*WRITTEN REQUEST*: From the listing below, extract every line in which the word "this" appears.

*EXERCISE INPUTS*:

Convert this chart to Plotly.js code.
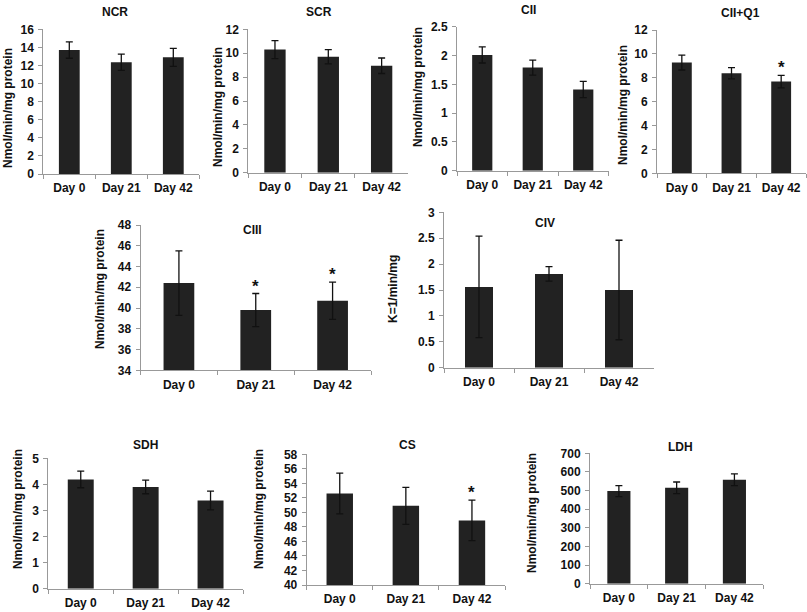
<!DOCTYPE html>
<html>
<head>
<meta charset="utf-8">
<script src="https://cdn.plot.ly/plotly-3.0.1.min.js"></script>
<style>html,body{margin:0;padding:0;background:#fff;}#chart{width:807px;height:612px;}</style>
</head>
<body>
<div id="chart"></div>
<script>
// ---- Data ----
const days = ['Day 0', 'Day 21', 'Day 42'];

const ncr = [13.7, 12.35, 12.9];
const ncrErr = [0.9, 0.9, 1.0];

const scr = [10.3, 9.7, 8.95];
const scrErr = [0.75, 0.6, 0.65];

const cii = [2.01, 1.79, 1.41];
const ciiErr = [0.14, 0.13, 0.14];

const ciiQ1 = [9.27, 8.38, 7.68];
const ciiQ1Err = [0.62, 0.47, 0.52];

const ciii = [42.4, 39.8, 40.7];
const ciiiErr = [3.1, 1.6, 1.8];

const civ = [1.56, 1.81, 1.5];
const civErr = [0.98, 0.14, 0.96];

const sdh = [4.19, 3.9, 3.38];
const sdhErr = [0.32, 0.26, 0.36];

const cs = [52.6, 50.9, 48.9];
const csErr = [2.8, 2.55, 2.8];

const ldh = [497, 515, 558];
const ldhErr = [30, 31, 32];

const titles = ['NCR', 'SCR', 'CII', 'CII+Q1', 'CIII', 'CIV', 'SDH', 'CS', 'LDH'];
const yLabels = ['Nmol/min/mg protein', 'Nmol/min/mg protein', 'Nmol/min/mg protein', 'Nmol/min/mg protein',
                 'Nmol/min/mg protein', 'K=1/min/mg', 'Nmol/min/mg protein', 'Nmol/min/mg protein', 'Nmol/min/mg protein'];
const values = [ncr, scr, cii, ciiQ1, ciii, civ, sdh, cs, ldh];
const errors = [ncrErr, scrErr, ciiErr, ciiQ1Err, ciiiErr, civErr, sdhErr, csErr, ldhErr];
// significance markers (indices into days)
const stars = [[], [], [], [2], [1, 2], [], [], [2], []];
const yRanges = [[0, 16], [0, 12], [0, 2.5], [0, 12], [34, 48], [0, 3], [0, 5], [40, 58], [0, 700]];
const yDticks = [2, 2, 0.5, 2, 2, 0.5, 1, 2, 100];

// ---- Layout geometry (pixels) ----
const W = 807, H = 612;
const geom = [
  {x: [43.3, 199.3], y: [29.3, 174],   t: [115, 12],  yl: [8, 108]},
  {x: [248.3, 408.3], y: [29.3, 172.7], t: [319, 12],  yl: [218, 107]},
  {x: [457, 608.5], y: [26.7, 170.7],   t: [528, 10],  yl: [418, 87]},
  {x: [657, 806], y: [30, 173.3],       t: [740, 13],  yl: [623, 105]},
  {x: [140.5, 371], y: [225, 370.3],    t: [252, 230], yl: [100, 289]},
  {x: [444, 654], y: [212.3, 367.7],    t: [545, 223], yl: [393, 289]},
  {x: [48.3, 243], y: [458.3, 588.7],   t: [145, 445], yl: [18, 509]},
  {x: [306.7, 505], y: [454.3, 585],    t: [408, 445], yl: [259, 509]},
  {x: [590, 763.3], y: [453.3, 583.7],  t: [680, 447], yl: [532, 513]}
];

const FONT = 'Liberation Sans, Arial, sans-serif';
const tickFont = {family: FONT, size: 12, color: '#111', weight: 'bold'};
const axisGray = '#999';

const traces = [];
const layout = {
  width: W, height: H,
  margin: {l: 0, r: 0, t: 0, b: 0},
  paper_bgcolor: '#fff', plot_bgcolor: '#fff',
  showlegend: false,
  bargap: 0.6,
  annotations: []
};

values.forEach((vals, i) => {
  const n = i === 0 ? '' : String(i + 1);
  const g = geom[i];
  traces.push({
    type: 'bar', x: days, y: vals,
    xaxis: 'x' + n, yaxis: 'y' + n,
    marker: {color: '#222', line: {width: 0}},
    error_y: {type: 'data', array: errors[i], visible: true, color: '#111', thickness: 1.3, width: 3.5},
    hoverinfo: 'none'
  });
  layout['xaxis' + n] = {
    domain: [g.x[0] / W, g.x[1] / W], anchor: 'y' + n,
    type: 'category', range: [-0.5, 2.5],
    showline: true, linecolor: axisGray, linewidth: 1,
    ticks: 'outside', tickson: 'boundaries', ticklen: 4, tickcolor: axisGray,
    ticklabelstandoff: 3,
    showgrid: false, zeroline: false, tickfont: tickFont, fixedrange: true
  };
  layout['yaxis' + n] = {
    domain: [1 - g.y[1] / H, 1 - g.y[0] / H], anchor: 'x' + n,
    range: yRanges[i], dtick: yDticks[i], tick0: yRanges[i][0],
    showline: true, linecolor: axisGray, linewidth: 1,
    ticks: 'outside', ticklen: 4, tickcolor: axisGray,
    ticklabelstandoff: 2,
    showgrid: false, zeroline: false, tickfont: tickFont, fixedrange: true
  };
  layout.annotations.push({
    text: titles[i], xref: 'paper', yref: 'paper',
    x: g.t[0] / W, y: 1 - g.t[1] / H, xanchor: 'center', yanchor: 'middle',
    showarrow: false, font: {family: FONT, size: 12, color: '#111', weight: 'bold'}
  });
  layout.annotations.push({
    text: yLabels[i], xref: 'paper', yref: 'paper', textangle: -90,
    x: g.yl[0] / W, y: 1 - g.yl[1] / H, xanchor: 'center', yanchor: 'middle',
    showarrow: false, font: {family: FONT, size: 12, color: '#111', weight: 'bold'}
  });
  stars[i].forEach(k => {
    layout.annotations.push({
      text: '*', xref: 'x' + n, yref: 'y' + n,
      x: days[k], y: vals[k] + errors[i][k], xanchor: 'center', yanchor: 'bottom',
      yshift: -4, showarrow: false, font: {family: FONT, size: 17, color: '#111', weight: 'bold'}
    });
  });
});

Plotly.newPlot('chart', traces, layout, {staticPlot: true, displayModeBar: false});
</script>
</body>
</html>
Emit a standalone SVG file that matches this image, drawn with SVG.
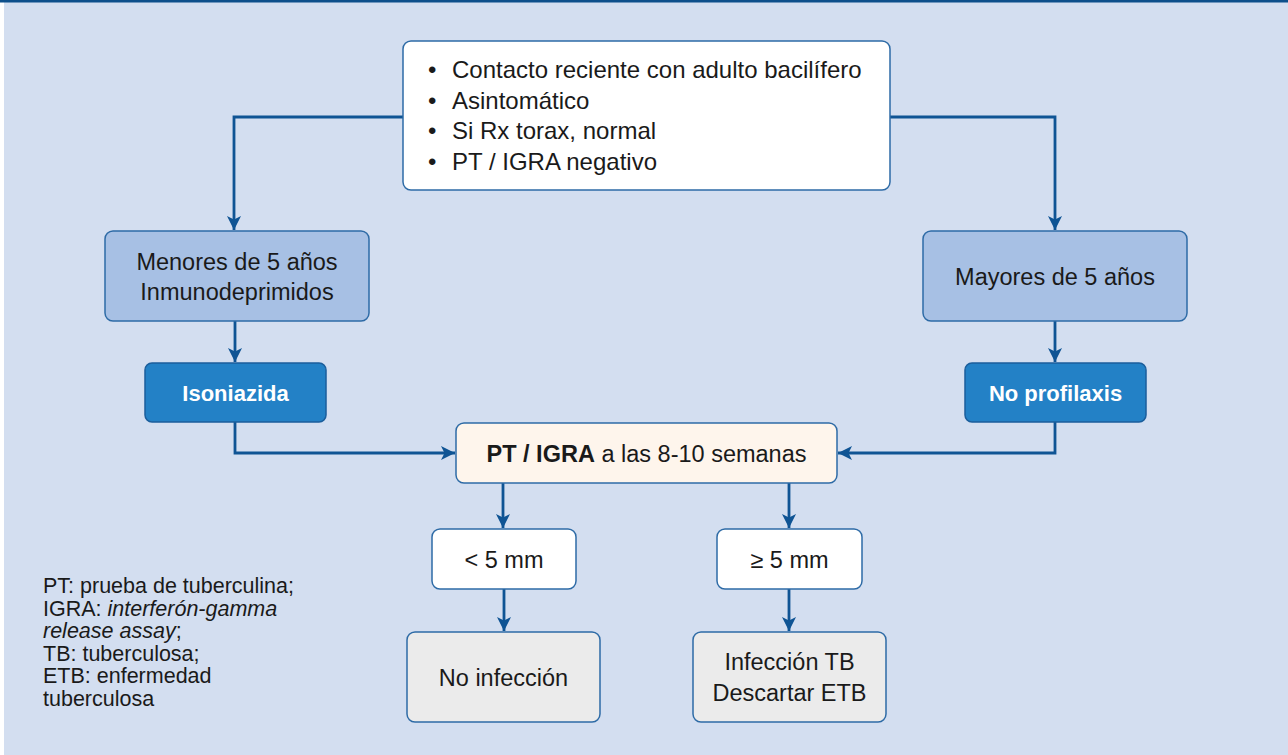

*FINISHED TASK*:
Convert this chart to Plotly.js code.
Emit a standalone SVG file that matches this image, drawn with SVG.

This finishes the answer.